### PROBLEM DESCRIPTION:
Copy out all lines where "React" appears.

### PROVIDED MATERIAL:
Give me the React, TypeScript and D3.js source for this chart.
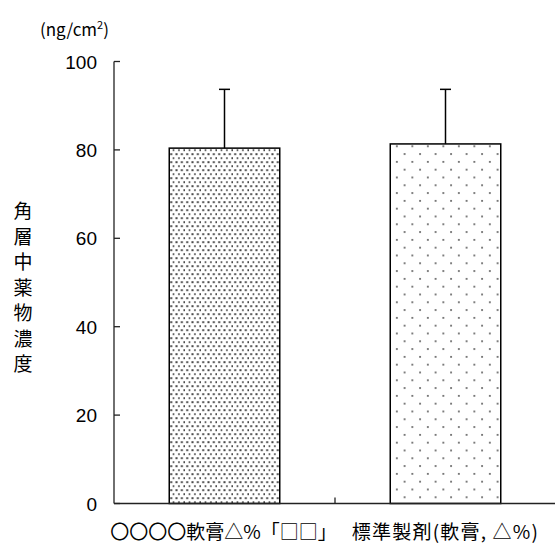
import React from "react";
import * as d3 from "d3";

const categories = ["〇〇〇〇軟膏△%「□□」", "標準製剤(軟膏, △%)"];
const means = [80.4, 81.35];
const sds = [13.3, 12.35];
const yTicks = [0, 20, 40, 60, 80, 100];
const yLabelChars = ["角", "層", "中", "薬", "物", "濃", "度"];

const W = 555;
const H = 543;

export default function App() {
  const y = d3.scaleLinear().domain([0, 100]).range([503.5, 61.5]);
  const xOuter = d3.scaleBand<string>().domain(categories).range([114, 556]);
  const x = d3
    .scaleBand<string>()
    .domain(categories)
    .range([114, 556])
    .paddingInner(0.5)
    .paddingOuter(0.25);
  const patterns = ["densedots", "sparsedots"];
  const font = "'Liberation Sans', Arial, 'Noto Sans CJK JP', sans-serif";
  const cjk = "'Noto Sans CJK JP', sans-serif";

  return (
    <svg
      width={W}
      height={H}
      style={{ position: "absolute", left: 0, top: 0, display: "block", background: "#fff" }}
    >
      <defs>
        <pattern id="densedots" patternUnits="userSpaceOnUse" width={5.33} height={8} x={169} y={0}>
          <rect x={1.2} y={1.2} width={2} height={2} fill="#4a4a4a" />
          <rect x={3.85} y={5.2} width={2} height={2} fill="#4a4a4a" />
        </pattern>
        <pattern id="sparsedots" patternUnits="userSpaceOnUse" width={15.5} height={15.6} x={392} y={2}>
          <rect x={4} y={3} width={1.7} height={1.7} fill="#555" />
          <rect x={11.75} y={10.8} width={1.7} height={1.7} fill="#555" />
        </pattern>
      </defs>

      {/* unit label */}
      <text x={40} y={36} fontFamily={cjk} fontSize={17} fill="#000">
        (ng/cm
        <tspan dy={-7} fontSize={11}>2</tspan>
        <tspan dy={7}>)</tspan>
      </text>

      {/* y axis */}
      <line x1={114} x2={114} y1={y(100)} y2={y(0)} stroke="#222" strokeWidth={1.3} />
      {yTicks.map((t) => (
        <g key={t}>
          <line x1={114} x2={120} y1={y(t)} y2={y(t)} stroke="#222" strokeWidth={1.3} />
          <text
            x={97}
            y={y(t) + 7}
            textAnchor="end"
            fontFamily={font}
            fontSize={19}
            fill="#000"
          >
            {t}
          </text>
        </g>
      ))}

      {/* y axis title vertical */}
      {yLabelChars.map((c, i) => (
        <text
          key={i}
          x={23}
          y={218 + i * 25.5}
          textAnchor="middle"
          fontFamily={cjk}
          fontSize={19}
          fill="#000"
        >
          {c}
        </text>
      ))}

      {/* bars */}
      {categories.map((c, i) => (
        <g key={c}>
          <line
            x1={x(c)! + x.bandwidth() / 2}
            x2={x(c)! + x.bandwidth() / 2}
            y1={y(means[i])}
            y2={y(means[i] + sds[i])}
            stroke="#000"
            strokeWidth={1.5}
          />
          <line
            x1={x(c)! + x.bandwidth() / 2 - 5.5}
            x2={x(c)! + x.bandwidth() / 2 + 5.5}
            y1={y(means[i] + sds[i])}
            y2={y(means[i] + sds[i])}
            stroke="#000"
            strokeWidth={1.5}
          />
          <rect
            x={x(c)!}
            y={y(means[i])}
            width={x.bandwidth()}
            height={y(0) - y(means[i])}
            fill={`url(#${patterns[i]})`}
            stroke="#000"
            strokeWidth={1.5}
          />
        </g>
      ))}

      {/* x axis */}
      <line x1={114} x2={556} y1={y(0)} y2={y(0)} stroke="#222" strokeWidth={1.3} />
      {categories.slice(1).map((c) => (
        <line key={c} x1={xOuter(c)!} x2={xOuter(c)!} y1={y(0)} y2={y(0) - 6} stroke="#222" strokeWidth={1.3} />
      ))}
      {categories.map((c, i) => (
        <text
          key={c}
          x={xOuter(c)! + xOuter.bandwidth() / 2 - (i === 0 ? 1 : 0)}
          y={539}
          textAnchor="middle"
          fontFamily={cjk}
          fontSize={19}
          letterSpacing={i === 1 ? 1.2 : 0}
          fill="#000"
        >
          {c}
        </text>
      ))}
    </svg>
  );
}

### COMPLETE OUTPUT:
Give me the React, TypeScript and D3.js source for this chart.
import React from "react";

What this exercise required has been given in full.